BANGKOK: Thailand’s embattled prime minister easily survived a parliamentary no-confidence vote on Thursday as opposition protesters kept up their fight to try to topple her government by besieging major ministries.
The demonstrations are the biggest since mass rallies three years ago, which descended into the kingdom’s worst civil strife in decades with more than 90 people killed and nearly 1,900 wounded.
Lawmakers in the ruling party-dominated lower house rejected the censure motion 297-134, according to speaker Somsak Kiatsuranont.
The motion was filed by the opposition Democrat Party, which alleges widespread corruption in government and accuses Yingluck of acting as a puppet for her brother, the ousted former premier Thaksin Shinawatra.
Yingluck—who denies the accusations—urged demonstrators to end their occupation of a number of key government buildings.
“They want to rally until the end of this month. I think they have expressed their political stand enough,” she said ahead of the vote.

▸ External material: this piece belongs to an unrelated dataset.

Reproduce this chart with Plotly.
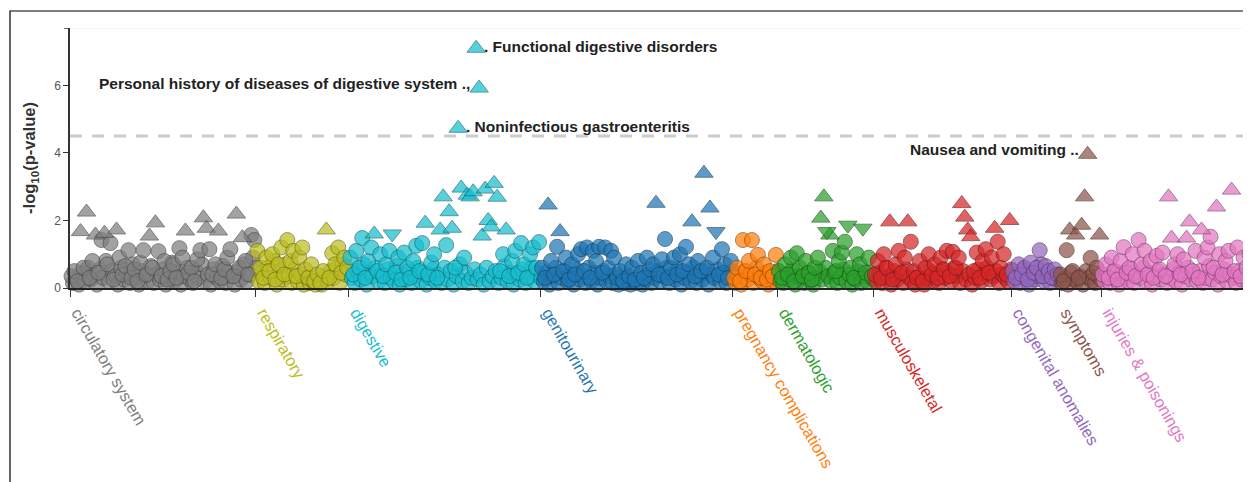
import plotly.graph_objects as go

# ---------------- data ----------------
categories = ["circulatory system", "respiratory", "digestive", "genitourinary",
              "pregnancy complications", "dermatologic", "musculoskeletal",
              "congenital anomalies", "symptoms", "injuries & poisonings"]

# phenotypes in each category, in order (-log10 p)
circ_vals = [0.35, 0.5, 0.2, 1.67, 0.6, 2.25, 0.3, 0.8, 1.57, 0.45, 1.42, 1.62, 0.7, 1.33, 0.25, 1.72,
             0.9, 0.4, 0.65, 1.12, 0.3, 0.55, 0.2, 0.75, 1.12, 0.4, 1.54, 0.6, 1.93, 1.09, 0.35, 0.8,
             0.25, 0.5, 0.7, 0.3, 1.18, 0.9, 1.69, 0.45, 0.6, 0.2, 0.85, 1.12, 2.08, 1.77, 1.15, 0.4,
             0.7, 1.69, 0.3, 0.55, 0.9, 1.15, 0.35, 2.19, 0.6, 1.49, 0.8, 0.4, 1.57, 1.42]
circ_more = [0.15, 0.3, 0.1, 0.45, 0.2, 0.6, 0.25, 0.4, 0.1, 0.55, 0.3, 0.8, 0.2, 0.5, 0.35, 0.1,
             0.6, 0.25, 0.45, 0.15, 0.7, 0.3, 0.1, 0.5, 0.35, 0.2, 0.65, 0.15, 0.4, 0.25, 0.55, 0.1,
             0.3, 0.75, 0.2, 0.45, 0.1, 0.35, 0.6, 0.25, 0.15, 0.5, 0.3, 0.7, 0.2, 0.4, 0.1, 0.55,
             0.3, 0.2, 0.65, 0.15, 0.45, 0.35, 0.1, 0.5, 0.25, 0.7, 0.2, 0.4, 0.9, 0.6]
circ_up = [3, 5, 8, 11, 15, 26, 28, 38, 44, 45, 49, 55, 57]
circ_down = []

resp_vals = [1.1, 0.6, 0.3, 0.9, 0.5, 1.0, 0.25, 0.7, 1.2, 0.4, 1.42, 0.8, 1.1, 0.35, 0.9, 1.2,
             0.55, 0.3, 0.7, 0.2, 0.4, 0.15, 0.5, 1.72, 0.3, 1.03, 0.7, 1.2, 0.45, 0.9, 0.6]
resp_more = [0.2, 0.45, 0.15, 0.6, 0.3, 0.8, 0.1, 0.5, 0.25, 0.7, 0.35, 0.15, 0.55, 0.2, 0.4, 0.1,
             0.3, 0.15, 0.2, 0.1, 0.25, 0.1, 0.35, 0.2, 0.5, 0.3, 0.6, 0.15, 0.7, 0.4, 0.5]
resp_up = [23]
resp_down = []

dig_vals = [0.9, 0.4, 1.1, 0.6, 1.48, 0.3, 0.8, 1.2, 1.6, 0.5, 1.0, 0.35, 0.7, 1.1, 1.6, 0.45,
            0.9, 0.25, 1.05, 0.6, 0.3, 0.8, 1.25, 0.5, 1.33, 1.92, 0.4, 0.75, 1.0, 0.3, 1.72, 2.7,
            1.27, 2.26, 1.77, 0.6, 4.73, 2.96, 0.9, 2.75, 2.7, 2.85, 7.1, 5.92, 1.54, 2.93, 2.0, 1.81,
            3.1, 2.69, 0.5, 1.0, 1.72, 0.35, 0.8, 1.1, 0.45, 1.33, 0.7, 0.3, 1.0, 1.2, 0.6, 1.36]
dig_more = [0.3, 0.15, 0.5, 0.25, 0.7, 0.1, 0.45, 0.35, 0.6, 0.2, 0.4, 0.15, 0.55, 0.3, 0.2, 0.65,
            0.1, 0.4, 0.25, 0.5, 0.15, 0.35, 0.6, 0.2, 0.45, 0.1, 0.3, 0.55, 0.2, 0.4, 0.15, 0.6,
            0.25, 0.5, 0.1, 0.35, 0.7, 0.2, 0.45, 0.15, 0.3, 0.55, 0.25, 0.4, 0.1, 0.6, 0.2, 0.35,
            0.5, 0.15, 0.3, 0.65, 0.2, 0.45, 0.1, 0.4, 0.25, 0.55, 0.15, 0.35, 0.6, 0.2, 0.45, 0.3]
dig_up = [8, 25, 30, 31, 33, 34, 36, 37, 39, 40, 41, 42, 43, 44, 45, 46, 47, 48, 49, 52]
dig_down = [14]

geni_vals = [0.6, 0.3, 2.46, 0.8, 0.4, 1.22, 1.67, 0.5, 0.9, 0.25, 0.7, 0.4, 1.0, 1.15, 0.5, 1.2,
             0.3, 1.1, 0.8, 1.22, 0.45, 1.2, 0.6, 1.1, 0.9, 0.3, 0.5, 0.2, 0.7, 0.35, 0.6, 0.25,
             0.8, 0.45, 0.3, 0.9, 0.55, 0.7, 2.51, 0.4, 0.85, 1.45, 0.3, 0.6, 0.9, 0.4, 1.0, 0.5,
             1.22, 0.7, 1.96, 0.35, 0.8, 0.5, 3.4, 0.6, 2.37, 0.9, 1.67, 0.4, 1.15, 0.7, 0.3, 0.8]
geni_more = [0.2, 0.45, 0.1, 0.35, 0.6, 0.15, 0.3, 0.5, 0.2, 0.4, 0.1, 0.55, 0.25, 0.35, 0.15, 0.6,
             0.2, 0.45, 0.1, 0.3, 0.5, 0.2, 0.35, 0.15, 0.4, 0.1, 0.25, 0.15, 0.3, 0.1, 0.2, 0.15,
             0.35, 0.1, 0.25, 0.4, 0.15, 0.3, 0.5, 0.2, 0.35, 0.6, 0.15, 0.4, 0.25, 0.55, 0.1, 0.3,
             0.45, 0.2, 0.6, 0.15, 0.35, 0.25, 0.5, 0.1, 0.4, 0.3, 0.55, 0.2, 0.45, 0.15, 0.35, 0.5]
geni_up = [2, 6, 38, 50, 54, 56]
geni_down = [58]

preg_vals = [0.3, 0.6, 0.2, 1.42, 0.5, 0.8, 1.42, 0.4, 0.98, 0.3, 0.7, 0.25, 0.5, 0.35, 0.98]
preg_more = [0.15, 0.35, 0.1, 0.5, 0.25, 0.4, 0.15, 0.6, 0.3, 0.2, 0.45, 0.1, 0.3, 0.2, 0.5]
preg_up = []
preg_down = []

derm_vals = [0.5, 0.3, 0.7, 0.4, 0.9, 0.2, 1.03, 0.6, 0.35, 0.8, 0.45, 0.25, 0.6, 0.9, 2.07, 2.7,
             1.67, 1.57, 1.1, 0.5, 0.8, 1.05, 1.37, 1.86, 0.6, 0.3, 1.0, 0.7, 1.77, 0.45, 0.9, 0.35]
derm_more = [0.2, 0.15, 0.4, 0.25, 0.55, 0.1, 0.35, 0.3, 0.15, 0.45, 0.2, 0.1, 0.3, 0.5, 0.25, 0.6,
             0.35, 0.2, 0.45, 0.15, 0.3, 0.55, 0.2, 0.4, 0.1, 0.25, 0.5, 0.15, 0.35, 0.2, 0.45, 0.25]
derm_up = [14, 15, 17]
derm_down = [16, 23, 28]

musc_vals = [0.4, 0.8, 0.3, 1.0, 0.6, 1.96, 0.25, 0.7, 1.1, 0.45, 0.9, 1.96, 1.37, 0.5, 0.3, 0.8,
             0.2, 0.6, 1.0, 0.4, 0.7, 0.3, 0.9, 0.55, 1.1, 0.35, 1.07, 0.6, 0.9, 2.5, 2.1, 1.72,
             1.52, 0.5, 1.05, 0.3, 0.8, 1.15, 0.45, 0.9, 1.77, 1.37, 0.6, 1.0, 0.4, 2.0]
musc_more = [0.2, 0.45, 0.15, 0.6, 0.3, 0.1, 0.5, 0.25, 0.4, 0.15, 0.55, 0.3, 0.2, 0.1, 0.35, 0.25,
             0.1, 0.3, 0.5, 0.2, 0.4, 0.15, 0.55, 0.3, 0.45, 0.2, 0.6, 0.35, 0.15, 0.5, 0.25, 0.4,
             0.1, 0.3, 0.55, 0.2, 0.45, 0.6, 0.25, 0.35, 0.5, 0.15, 0.4, 0.3, 0.2, 0.55]
musc_up = [5, 11, 29, 30, 31, 32, 40, 45]
musc_down = []

cong_vals = [0.5, 0.3, 0.7, 0.4, 0.6, 0.25, 0.75, 0.45, 0.6, 1.12, 0.35, 0.65, 0.5, 0.3, 0.55, 0.4]
cong_more = [0.2, 0.4, 0.15, 0.55, 0.3, 0.1, 0.45, 0.25, 0.35, 0.7, 0.2, 0.4, 0.15, 0.3, 0.25, 0.35]
cong_up = []
cong_down = []

symp_vals = [0.4, 0.2, 1.12, 1.72, 0.5, 1.57, 0.3, 1.86, 2.7, 3.96, 0.89, 0.45, 0.6, 1.57]
symp_more = [0.15, 0.3, 0.1, 0.45, 0.25, 0.2, 0.35, 0.1, 0.5, 0.3, 0.2, 0.15, 0.35, 0.25]
symp_up = [3, 5, 7, 8, 9, 13]
symp_down = []

inj_vals = [0.4, 0.7, 0.3, 0.9, 0.5, 0.25, 0.8, 1.21, 0.45, 0.6, 1.0, 0.35, 1.42, 0.7, 1.1, 0.4,
            0.8, 0.3, 0.95, 0.55, 1.05, 0.35, 2.7, 1.48, 0.7, 1.0, 0.4, 0.85, 1.48, 1.96, 0.5, 1.1,
            0.3, 1.72, 0.9, 1.2, 1.52, 0.6, 2.4, 1.0, 0.4, 0.8, 1.1, 2.9, 0.5, 1.2, 0.35, 0.9,
            0.6, 1.0]
inj_more = [0.2, 0.35, 0.15, 0.5, 0.25, 0.1, 0.45, 0.3, 0.2, 0.55, 0.15, 0.4, 0.3, 0.6, 0.2, 0.45,
            0.1, 0.35, 0.5, 0.25, 0.4, 0.15, 0.3, 0.55, 0.2, 0.45, 0.1, 0.35, 0.6, 0.25, 0.4, 0.2,
            0.5, 0.15, 0.3, 0.65, 0.25, 0.45, 0.1, 0.35, 0.55, 0.2, 0.4, 0.3, 0.15, 0.5, 0.25, 0.35,
            0.2, 0.45]
inj_up = [22, 23, 28, 29, 33, 38, 43]
inj_down = []

threshold = 4.5

labels = [("digestive", 42, ". Functional digestive disorders", "left"),
          ("digestive", 43, "Personal history of diseases of digestive system .,", "right"),
          ("digestive", 36, ". Noninfectious gastroenteritis", "left"),
          ("symptoms", 9, "Nausea and vomiting ..", "right")]

y_ticks = [0, 2, 4, 6]
# --------------------------------------

colors = ["#7f7f7f", "#bcbd22", "#17becf", "#1f77b4", "#ff7f0e",
          "#2ca02c", "#d62728", "#9467bd", "#8c564b", "#e377c2"]

series = [(circ_vals, circ_more, circ_up, circ_down), (resp_vals, resp_more, resp_up, resp_down),
          (dig_vals, dig_more, dig_up, dig_down), (geni_vals, geni_more, geni_up, geni_down),
          (preg_vals, preg_more, preg_up, preg_down), (derm_vals, derm_more, derm_up, derm_down),
          (musc_vals, musc_more, musc_up, musc_down), (cong_vals, cong_more, cong_up, cong_down),
          (symp_vals, symp_more, symp_up, symp_down), (inj_vals, inj_more, inj_up, inj_down)]


def darker(hexc, f=0.6):
    r, g, b = int(hexc[1:3], 16), int(hexc[3:5], 16), int(hexc[5:7], 16)
    return "rgb(%d,%d,%d)" % (r * f, g * f, b * f)


def marker(sym, col, size):
    return dict(symbol=sym, size=size, color=col, opacity=0.72,
                line=dict(color=darker(col), width=1))


fig = go.Figure()
starts = []
pos = 0
xmap = {}
tri_traces = []
for cat, col, (vals, more, up, down) in zip(categories, colors, series):
    starts.append(pos)
    xs = list(range(pos, pos + len(vals)))
    xmap[cat] = (xs, vals)
    fig.add_trace(go.Scatter(x=[pos + i + 0.5 for i in range(len(more))], y=more,
                             mode="markers", cliponaxis=False, marker=marker("circle", col, 15),
                             showlegend=False, hoverinfo="skip"))
    circ_x = [x for i, x in enumerate(xs) if i not in up and i not in down]
    circ_y = [v for i, v in enumerate(vals) if i not in up and i not in down]
    fig.add_trace(go.Scatter(x=circ_x, y=circ_y, mode="markers", cliponaxis=False,
                             marker=marker("circle", col, 15),
                             showlegend=False, hoverinfo="skip"))
    for idxs, sym in ((up, "triangle-up"), (down, "triangle-down")):
        if idxs:
            tri_traces.append(go.Scatter(x=[xs[i] for i in idxs], y=[vals[i] for i in idxs],
                                         mode="markers", cliponaxis=False,
                                         marker=marker(sym, col, 16),
                                         showlegend=False, hoverinfo="skip"))
    pos += len(vals)

for t in tri_traces:
    fig.add_trace(t)

total = pos
tickvals = [s - 0.5 for s in starts]
ticktext = ['<span style="color:%s">%s</span>' % (c, n) for n, c in zip(categories, colors)]

for cat, i, txt, side in labels:
    xs, vals = xmap[cat]
    fig.add_annotation(x=xs[i], y=vals[i], text="<b>%s</b>" % txt, showarrow=False,
                       xanchor=side, yanchor="middle",
                       xshift=(6 if side == "left" else -7), yshift=(5 if side == "right" else 2),
                       font=dict(family="Liberation Sans, Arial", size=15.5, color="#222"))

# threshold line
fig.add_shape(type="line", xref="paper", yref="y", x0=0, x1=1, y0=threshold, y1=threshold,
              line=dict(color="#cccccc", width=3, dash="12px,10px"), layer="below")
# faint top line
fig.add_shape(type="line", xref="paper", yref="y", x0=0, x1=1, y0=7.7, y1=7.7,
              line=dict(color="#eeeeee", width=1), layer="below")
# outer top tick of y axis
fig.add_shape(type="line", xref="paper", yref="y", x0=-6 / 1181, x1=0, y0=7.7, y1=7.7,
              line=dict(color="#333", width=1.5))
# border box
fig.add_shape(type="rect", xref="paper", yref="paper", x0=-60 / 1181, x1=1.2,
              y0=-2, y1=(280 - 3) / 260, line=dict(color="black", width=1.2))

fig.update_layout(
    width=1251, height=482,
    margin=dict(l=62, r=8, t=20, b=202),
    paper_bgcolor="white", plot_bgcolor="white",
    font=dict(family="Liberation Sans, Arial", size=12, color="#444"),
    xaxis=dict(range=[-0.5, total - 0.5], tickmode="array", tickvals=tickvals, ticktext=ticktext,
               tickangle=60, ticks="outside", ticklen=7, tickcolor="#333", showline=True,
               linecolor="#222", linewidth=1.5, showgrid=False, zeroline=False,
               ticklabelshift=8,
               tickfont=dict(size=16.5, family="Liberation Sans, Arial")),
    yaxis=dict(range=[0, 7.7], tickvals=y_ticks, ticks="outside", ticklen=5, tickcolor="#333",
               showline=True, linecolor="#333", linewidth=1.5, showgrid=False, zeroline=False,
               tickfont=dict(size=12, color="#555"),
               title=dict(text="<b>-log<sub>10</sub>(p-value)</b>", standoff=14,
                          font=dict(size=16.5, color="#333"))),
)

fig.write_html("out.html")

Protesters are demanding the end of the “Thaksin regime” and want to replace the government with an unelected “people’s council.”
Thaksin, a billionaire tycoon-turned-politician, is adored by many of the country’s rural and urban working class.

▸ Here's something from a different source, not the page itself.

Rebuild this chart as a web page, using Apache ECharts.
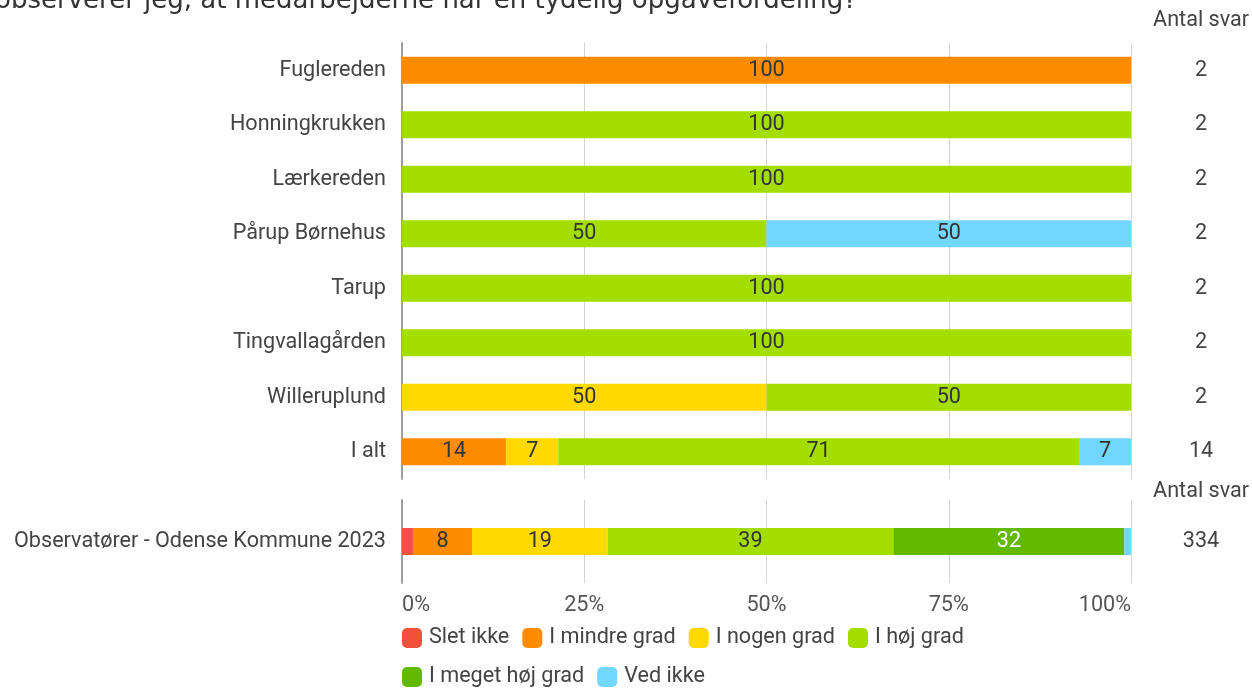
<!DOCTYPE html>
<html>
<head>
    <meta charset="utf-8">
    <title>Opgavefordeling</title>
    <script src="https://cdn.jsdelivr.net/npm/echarts@6/dist/echarts.min.js"></script>
    <style>
        html, body { margin: 0; padding: 0; background: #fff; }
    </style>
</head>
<body>
    <div id="main" style="width: 1252px;height:688px;"></div>
    <script type="text/javascript">
        // kategorier og svar (procent)
        var categories = ['Fuglereden', 'Honningkrukken', 'Lærkereden', 'Pårup Børnehus', 'Tarup', 'Tingvallagården', 'Willeruplund', 'I alt'];
        var antalSvar = [2, 2, 2, 2, 2, 2, 2, 14];
        var sletIkke = [0, 0, 0, 0, 0, 0, 0, 0];
        var mindreGrad = [100, 0, 0, 0, 0, 0, 0, 14.29];
        var nogenGrad = [0, 0, 0, 0, 0, 0, 50, 7.14];
        var hoejGrad = [0, 100, 100, 50, 100, 100, 50, 71.43];
        var megetHoejGrad = [0, 0, 0, 0, 0, 0, 0, 0];
        var vedIkke = [0, 0, 0, 50, 0, 0, 0, 7.14];

        var kommuneCategory = ['Observatører - Odense Kommune 2023'];
        var kommuneSvar = [334];
        // Slet ikke, I mindre grad, I nogen grad, I høj grad, I meget høj grad, Ved ikke
        var kommuneValues = [1.5, 8.1, 18.6, 39.2, 31.7, 0.9];

        var seriesNames = ['Slet ikke', 'I mindre grad', 'I nogen grad', 'I høj grad', 'I meget høj grad', 'Ved ikke'];
        var colors = ['#f4513d', '#ff8c00', '#ffd900', '#a3de00', '#63b800', '#72d7ff'];
        var labelColors = ['#333', '#333', '#333', '#333', '#fff', '#333'];
        var topData = [sletIkke, mindreGrad, nogenGrad, hoejGrad, megetHoejGrad, vedIkke];

        var font = 'Roboto';
        var fs = 21.6;

        function barLabel(i) {
            return {
                show: true,
                color: labelColors[i],
                fontFamily: font,
                fontSize: fs,
                formatter: function (p) {
                    return p.value < 3 ? '' : Math.round(p.value);
                }
            };
        }

        var series = [];
        for (var i = 0; i < seriesNames.length; i++) {
            series.push({
                name: seriesNames[i],
                type: 'bar',
                stack: 'top',
                xAxisIndex: 0,
                yAxisIndex: 0,
                barWidth: 27,
                itemStyle: { color: colors[i] },
                label: barLabel(i),
                data: topData[i]
            });
        }
        for (var i = 0; i < seriesNames.length; i++) {
            series.push({
                name: seriesNames[i],
                type: 'bar',
                stack: 'bottom',
                xAxisIndex: 1,
                yAxisIndex: 2,
                barWidth: 27,
                itemStyle: { color: colors[i] },
                label: barLabel(i),
                data: [kommuneValues[i]]
            });
        }

        var splitLine = { show: true, lineStyle: { color: '#d4d4d4', width: 1 } };
        var leftLine = { show: true, lineStyle: { color: '#9e9e9e', width: 2 } };
        var legendText = { fontFamily: font, fontSize: fs, color: '#444', padding: [0, 0, 0, 2] };

        var myChart = echarts.init(document.getElementById('main'));

        var option = {
            animation: false,
            textStyle: { fontFamily: font },
            graphic: [{
                type: 'text',
                left: -5,
                top: -12,
                style: {
                    text: 'observerer jeg, at medarbejderne har en tydelig opgavefordeling?',
                    font: '26px "DejaVu Sans"',
                    fill: '#333'
                }
            }],
            legend: [{
                data: seriesNames.slice(0, 4),
                left: 402,
                top: 627,
                padding: 0,
                icon: 'roundRect',
                itemWidth: 20,
                itemHeight: 20,
                itemGap: 13,
                textStyle: legendText
            }, {
                data: seriesNames.slice(4),
                left: 402,
                top: 666,
                padding: 0,
                icon: 'roundRect',
                itemWidth: 20,
                itemHeight: 20,
                itemGap: 13,
                textStyle: legendText
            }],
            grid: [
                { left: 402, right: 120, top: 43, height: 436 },
                { left: 402, right: 120, top: 500, height: 83 }
            ],
            xAxis: [{
                gridIndex: 0,
                type: 'value',
                min: 0,
                max: 100,
                interval: 25,
                axisLabel: { show: false },
                axisLine: { show: false },
                axisTick: { show: false },
                splitLine: splitLine
            }, {
                gridIndex: 1,
                type: 'value',
                min: 0,
                max: 100,
                interval: 25,
                axisLabel: {
                    formatter: '{value}%', fontSize: fs, color: '#555', margin: 12,
                    alignMinLabel: 'left', alignMaxLabel: 'right'
                },
                axisLine: { show: false },
                axisTick: { show: false },
                splitLine: splitLine
            }],
            yAxis: [{
                gridIndex: 0,
                type: 'category',
                inverse: true,
                data: categories,
                axisLine: leftLine,
                axisTick: { show: false },
                axisLabel: { fontSize: fs, color: '#444', margin: 16 }
            }, {
                gridIndex: 0,
                type: 'category',
                inverse: true,
                position: 'right',
                offset: 70,
                data: antalSvar,
                name: 'Antal svar',
                nameLocation: 'start',
                nameGap: 11,
                nameTextStyle: { fontSize: fs, color: '#444', align: 'center' },
                axisLine: { show: false },
                axisTick: { show: false },
                axisLabel: { fontSize: fs, color: '#444', margin: 0, align: 'center' }
            }, {
                gridIndex: 1,
                type: 'category',
                data: kommuneCategory,
                axisLine: leftLine,
                axisTick: { show: false },
                axisLabel: { fontSize: fs, color: '#444', margin: 16 }
            }, {
                gridIndex: 1,
                type: 'category',
                position: 'right',
                offset: 70,
                data: kommuneSvar,
                name: 'Antal svar',
                nameLocation: 'end',
                nameGap: -3,
                nameTextStyle: { fontSize: fs, color: '#444', align: 'center' },
                axisLine: { show: false },
                axisTick: { show: false },
                axisLabel: { fontSize: fs, color: '#444', margin: 0, align: 'center' }
            }],
            series: series
        };

        myChart.setOption(option);
    </script>
</body>
</html>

But he is hated by many southerners, middle-class Thais and the Bangkok elite, who see him as corrupt and a threat to the monarchy.
The protests have triggered growing international concern, with United Nations leader Ban Ki-moon the latest world leader to voice alarm.
Ban “is concerned by the rising political tensions in Bangkok,” said his spokesman Martin Nesirky as protests spread beyond the Thai capital.
“The secretary general calls on all sides to exercise the utmost restraint, refrain from the use of violence and to show full respect for the rule of law and human rights.”
Protesters began marching towards the defense and education ministries on Thursday, a day after entering a major government complex in the north of the capital and forcing the evacuation of the Department of Special Investigations—Thailand’s equivalent of the Federal Bureau of Investigation.